Begin PROVIDED DATA

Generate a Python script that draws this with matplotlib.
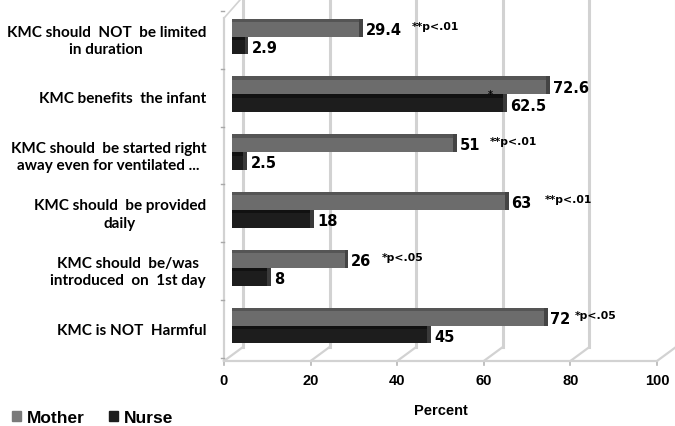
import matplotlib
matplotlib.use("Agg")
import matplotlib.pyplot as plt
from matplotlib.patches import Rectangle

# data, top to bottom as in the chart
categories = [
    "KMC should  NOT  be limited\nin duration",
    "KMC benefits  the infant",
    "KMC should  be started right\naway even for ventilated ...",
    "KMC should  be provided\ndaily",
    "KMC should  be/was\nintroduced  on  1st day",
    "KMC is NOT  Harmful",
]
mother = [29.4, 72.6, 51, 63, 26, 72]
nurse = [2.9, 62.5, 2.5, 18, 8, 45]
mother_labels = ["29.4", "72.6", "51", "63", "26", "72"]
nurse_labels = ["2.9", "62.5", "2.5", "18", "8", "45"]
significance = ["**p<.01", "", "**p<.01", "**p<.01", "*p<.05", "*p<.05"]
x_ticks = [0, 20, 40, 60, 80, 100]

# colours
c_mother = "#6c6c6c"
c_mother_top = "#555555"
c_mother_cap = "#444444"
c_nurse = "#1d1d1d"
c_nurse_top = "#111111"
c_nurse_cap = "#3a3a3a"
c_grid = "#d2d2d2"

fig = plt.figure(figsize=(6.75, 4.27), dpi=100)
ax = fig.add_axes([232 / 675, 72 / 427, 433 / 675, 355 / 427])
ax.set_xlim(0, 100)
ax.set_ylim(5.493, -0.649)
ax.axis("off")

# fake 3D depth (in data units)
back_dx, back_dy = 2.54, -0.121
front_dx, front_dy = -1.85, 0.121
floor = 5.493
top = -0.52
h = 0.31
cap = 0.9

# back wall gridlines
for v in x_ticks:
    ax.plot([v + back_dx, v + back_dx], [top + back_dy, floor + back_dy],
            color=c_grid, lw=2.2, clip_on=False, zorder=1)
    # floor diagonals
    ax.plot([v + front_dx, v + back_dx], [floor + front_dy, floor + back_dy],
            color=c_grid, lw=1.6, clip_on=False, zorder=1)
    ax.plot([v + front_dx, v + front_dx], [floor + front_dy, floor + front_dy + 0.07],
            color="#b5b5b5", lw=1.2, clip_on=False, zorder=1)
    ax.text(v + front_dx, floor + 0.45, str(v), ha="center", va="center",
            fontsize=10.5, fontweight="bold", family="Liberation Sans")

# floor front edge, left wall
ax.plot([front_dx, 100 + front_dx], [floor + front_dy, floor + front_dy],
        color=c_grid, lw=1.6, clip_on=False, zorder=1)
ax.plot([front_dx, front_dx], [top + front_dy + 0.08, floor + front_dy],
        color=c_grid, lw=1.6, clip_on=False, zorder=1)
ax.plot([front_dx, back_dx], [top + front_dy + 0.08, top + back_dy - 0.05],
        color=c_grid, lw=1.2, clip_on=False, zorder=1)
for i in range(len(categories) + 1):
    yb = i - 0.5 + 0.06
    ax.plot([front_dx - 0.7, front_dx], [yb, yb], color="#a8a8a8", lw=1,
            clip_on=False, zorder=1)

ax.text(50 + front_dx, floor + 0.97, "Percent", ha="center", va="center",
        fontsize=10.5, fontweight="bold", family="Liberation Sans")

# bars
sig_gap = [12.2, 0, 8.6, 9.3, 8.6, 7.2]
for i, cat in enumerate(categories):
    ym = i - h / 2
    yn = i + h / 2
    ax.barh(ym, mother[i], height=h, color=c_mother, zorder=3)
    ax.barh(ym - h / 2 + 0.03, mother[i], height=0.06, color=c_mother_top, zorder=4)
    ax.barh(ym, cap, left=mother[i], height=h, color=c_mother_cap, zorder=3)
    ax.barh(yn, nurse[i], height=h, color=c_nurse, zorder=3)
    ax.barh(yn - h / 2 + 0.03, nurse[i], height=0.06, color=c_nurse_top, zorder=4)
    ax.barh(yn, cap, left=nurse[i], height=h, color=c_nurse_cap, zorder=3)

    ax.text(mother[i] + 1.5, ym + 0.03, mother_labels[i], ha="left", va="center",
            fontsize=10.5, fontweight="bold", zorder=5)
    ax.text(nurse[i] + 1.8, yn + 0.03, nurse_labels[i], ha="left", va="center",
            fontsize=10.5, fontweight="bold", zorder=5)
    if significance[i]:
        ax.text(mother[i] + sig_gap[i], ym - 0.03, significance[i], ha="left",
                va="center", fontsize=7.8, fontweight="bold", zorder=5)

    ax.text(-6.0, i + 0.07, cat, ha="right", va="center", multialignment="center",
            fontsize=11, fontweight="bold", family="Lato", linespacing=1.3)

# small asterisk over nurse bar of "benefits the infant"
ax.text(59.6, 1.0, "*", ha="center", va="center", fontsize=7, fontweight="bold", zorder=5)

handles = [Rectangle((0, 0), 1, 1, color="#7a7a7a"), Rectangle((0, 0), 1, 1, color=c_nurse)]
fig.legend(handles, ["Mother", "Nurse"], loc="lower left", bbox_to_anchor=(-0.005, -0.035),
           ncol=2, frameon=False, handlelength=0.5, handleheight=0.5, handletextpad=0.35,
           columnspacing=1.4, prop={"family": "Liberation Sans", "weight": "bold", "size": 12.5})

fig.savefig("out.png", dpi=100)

End PROVIDED DATA

Take the material above from its first line through the line holding "x_ticks = [0, 20, 40, 60, 80, 100]" and set it down exactly, without the pictures.

### [WORKED ANSWER]
Generate a Python script that draws this with matplotlib.
import matplotlib
matplotlib.use("Agg")
import matplotlib.pyplot as plt
from matplotlib.patches import Rectangle

# data, top to bottom as in the chart
categories = [
    "KMC should  NOT  be limited\nin duration",
    "KMC benefits  the infant",
    "KMC should  be started right\naway even for ventilated ...",
    "KMC should  be provided\ndaily",
    "KMC should  be/was\nintroduced  on  1st day",
    "KMC is NOT  Harmful",
]
mother = [29.4, 72.6, 51, 63, 26, 72]
nurse = [2.9, 62.5, 2.5, 18, 8, 45]
mother_labels = ["29.4", "72.6", "51", "63", "26", "72"]
nurse_labels = ["2.9", "62.5", "2.5", "18", "8", "45"]
significance = ["**p<.01", "", "**p<.01", "**p<.01", "*p<.05", "*p<.05"]
x_ticks = [0, 20, 40, 60, 80, 100]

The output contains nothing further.